The Home Centered Care Institute is a collaborative non-profit founded in 2012 by house call physician Dr. Tom Cornwell at the urging of a generous philanthropist who recognized home-based primary care as a way to change the way the US healthcare system cares for chronically ill, medically complex patients. Those patients, who too often rely on the emergency response system as their source of primary care present a tremendous challenge for an already taxed healthcare system. Just 1% of Medicare patients account for an astonishing 23% of Medicare spending. HCCI believes that a workforce of highly trained home-based primary care providers is a solution – a means of providing extraordinary care in a financially sustainable manner – for transforming healthcare in the US.

Currently, only a small fraction – 14% – of the patients who genuinely need this care receive it. It isn’t because they don’t want it. It isn’t because physicians don’t believe in its effectiveness. Limited access to home-based primary care is due to a critical shortage of home-based primary workers. In 2014, 2,153,050 patients received a house call, for a total of 5,367,730 visits. The bulk of these visits, however, were made by only 1,000 clinicians. To reach just 50% of patients who could benefit most from HBPC, it will take an additional 1,000 new clinicians every year for the next five years, in addition to an equal number of practice management personnel.

The HCCI Solution

To meet this need, HCCI collaborated with a dedicated group of national HBPC experts and, led by Dr. Marta Twaddle, developed the nation’s first comprehensive HBPC curriculum. The curriculum is multi-faceted, comprised of interactive classroom education, mentorship, field-based experience, and online training that includes video, webinars, podcasts, and shared learning opportunities.

HCCI has partnered with eight of the nation’s most respected institutions of higher medical learning to deliver the classroom portion of this training. These Centers of Excellece will be the site of 12 hours of intense, highly interactive learning, focusing on clinical and practice management topics, consistent with the AAHCM clinical competencies in HBPC and the AGS guidelines for patients with multimorbidities.
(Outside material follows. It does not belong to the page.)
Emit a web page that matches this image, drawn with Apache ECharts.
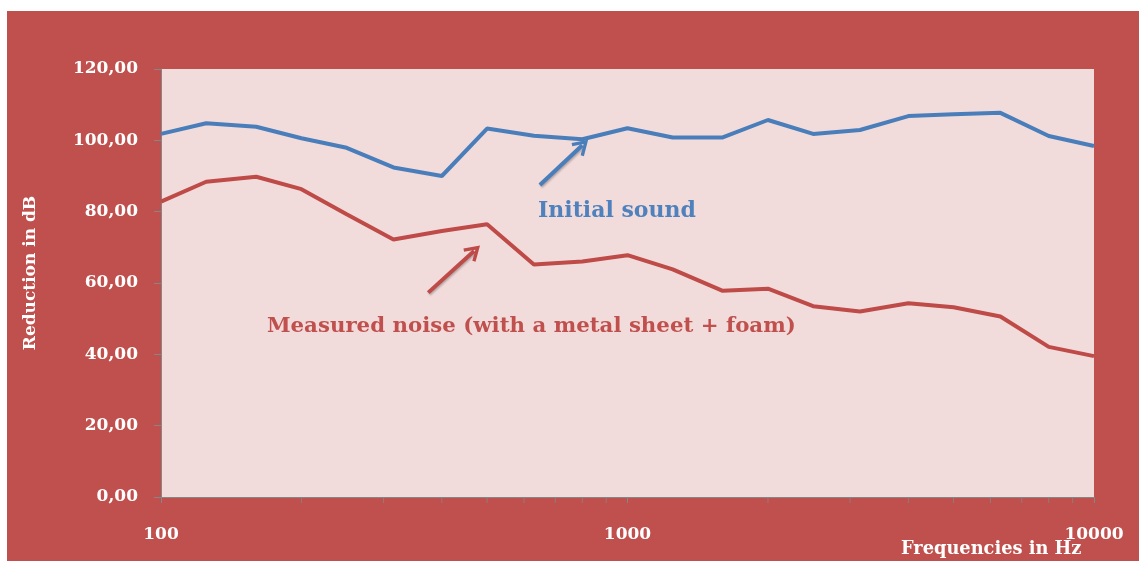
<!DOCTYPE html>
<html>
<head>
<meta charset="utf-8">
<script src="https://cdn.jsdelivr.net/npm/echarts@6/dist/echarts.min.js"></script>
<style>
html,body{margin:0;padding:0;background:#ffffff;}
#chart{width:1139px;height:561px;}
</style>
</head>
<body>
<div id="chart"></div>
<script>
// Third-octave band centre frequencies (Hz)
var frequencies = [100, 125, 160, 200, 250, 315, 400, 500, 630, 800, 1000, 1250, 1600, 2000, 2500, 3150, 4000, 5000, 6300, 8000, 10000];
// Initial sound (dB)
var initialSound = [101.8, 104.8, 103.8, 100.6, 97.9, 92.4, 90.0, 103.3, 101.3, 100.3, 103.4, 100.8, 100.8, 105.7, 101.8, 102.9, 106.8, 107.3, 107.7, 101.2, 98.4];
// Measured noise with metal sheet + foam (dB)
var measuredNoise = [82.8, 88.4, 89.8, 86.3, 79.3, 72.2, 74.6, 76.5, 65.2, 66.0, 67.8, 63.8, 57.8, 58.4, 53.5, 52.0, 54.3, 53.2, 50.6, 42.1, 39.5];
// Minor tick positions on the log axis
var minorTicks = [200, 300, 400, 500, 600, 700, 800, 900, 2000, 3000, 4000, 5000, 6000, 7000, 8000, 9000];
// Annotation arrows [fromX, fromY, toX, toY] in data space
var blueArrow = [649, 87.5, 800, 98.6];
var redArrow = [374, 57.3, 469, 69.0];
// Axis
var yMin = 0, yMax = 120, yStep = 20;

var fontFam = '"DejaVu Serif", "Liberation Serif", serif';
var chevron = 'path://M0,16 L10,0 L20,16 L16.8,18 L10,7 L3.2,18 Z';

function arrowLine(a, color) {
  return {
    silent: true,
    animation: false,
    symbol: ['none', chevron],
    symbolSize: [18, 16],
    label: {show: false},
    lineStyle: {color: color, width: 4, type: 'solid',
      shadowBlur: 2, shadowColor: 'rgba(0,0,0,0.25)', shadowOffsetX: 1, shadowOffsetY: 1.5},
    data: [[{coord: [a[0], a[1]]}, {coord: [a[2], a[3]]}]]
  };
}

var chart = echarts.init(document.getElementById('chart'), null, {renderer: 'canvas'});
var option = {
  animation: false,
  backgroundColor: '#ffffff',
  graphic: [
    {type: 'rect', z: -10, silent: true, shape: {x: 7, y: 11, width: 1132, height: 550}, style: {fill: '#c0504d'}},
    {type: 'text', z: 10, left: 538, top: 200, style: {text: 'Initial sound', fill: '#4f81bd', font: 'bold 22px ' + fontFam}},
    {type: 'text', z: 10, left: 267, top: 316, style: {text: 'Measured noise (with a metal sheet + foam)', fill: '#c0504d', font: 'bold 21.3px ' + fontFam}},
    {type: 'text', z: 10, x: 31, y: 273, rotation: Math.PI / 2, style: {text: 'Reduction in dB', fill: '#ffffff', font: 'bold 17px ' + fontFam, align: 'center', verticalAlign: 'middle'}},
    {type: 'text', z: 10, left: 901, top: 540, style: {text: 'Frequencies in Hz', fill: '#ffffff', font: 'bold 17.8px ' + fontFam}}
  ],
  grid: {left: 161, right: 45, top: 69, bottom: 64, show: true, backgroundColor: '#f2dcdb', borderWidth: 0, containLabel: false},
  xAxis: {
    type: 'log', logBase: 10, min: 100, max: 10000,
    axisLine: {show: true, lineStyle: {color: '#868686', width: 1}},
    axisTick: {show: true, inside: false, length: 6, lineStyle: {color: '#868686'}},
    splitLine: {show: false},
    axisLabel: {color: '#ffffff', fontFamily: fontFam, fontWeight: 'bold', fontSize: 17, margin: 29,
      formatter: function (v) { return String(Math.round(v)); }}
  },
  yAxis: {
    type: 'value', min: yMin, max: yMax, interval: yStep,
    axisLine: {show: true, lineStyle: {color: '#868686', width: 1}},
    axisTick: {show: true, inside: false, length: 7, lineStyle: {color: '#868686'}},
    splitLine: {show: false},
    axisLabel: {color: '#ffffff', fontFamily: fontFam, fontWeight: 'bold', fontSize: 17, margin: 23,
      formatter: function (v) { return v.toFixed(2).replace('.', ','); }}
  },
  series: [
    {
      name: 'Initial sound', type: 'line', symbol: 'none', z: 3,
      lineStyle: {color: '#4a7ebb', width: 4},
      itemStyle: {color: '#4a7ebb'},
      data: frequencies.map(function (f, i) { return [f, initialSound[i]]; }),
      markLine: arrowLine(blueArrow, '#4a7ebb')
    },
    {
      name: 'Measured noise', type: 'line', symbol: 'none', z: 3,
      lineStyle: {color: '#be4b48', width: 4},
      itemStyle: {color: '#be4b48'},
      data: frequencies.map(function (f, i) { return [f, measuredNoise[i]]; }),
      markLine: arrowLine(redArrow, '#be4b48')
    },
    {
      name: 'minor ticks', type: 'scatter', silent: true, clip: false, z: 5,
      symbol: 'rect', symbolSize: [1, 6], symbolOffset: [0, 3],
      itemStyle: {color: '#868686'},
      data: minorTicks.map(function (f) { return [f, yMin]; })
    }
  ]
};
chart.setOption(option);
</script>
</body>
</html>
The classroom training includes topics such as infection control in the home, patient and personal safety, medication management, and the economics of HBPC. In addition to the Centers of Excellence, HCCI has identified Practice Excellence Partners, high-performing house call practices throughout the US where learners accompany house call clinicians and practice managers on patient visits and in the office.

To build a body of knowledge related to HBPC, and eventual evidence-based standards of care, HCCI will partner with house call practices, Centers of Excellence, and Practice Excellence Partners to compile a home-based primary care data registry, the first data registry of its kind in the nation.  The registry will allow practices of various types and affiliations to compare operating and clinical categories among peer groups.  While long available for other medical specialties, house call medicine has not had the benefit of such peer group comparisons.  Staffing levels, clinical quality indicators, compensation and marketing expenses are among the categories envisioned, along with clinical practices. It is HCCI’s goal that comprehensive HBPC research will eventually form the basis for a certification in the field.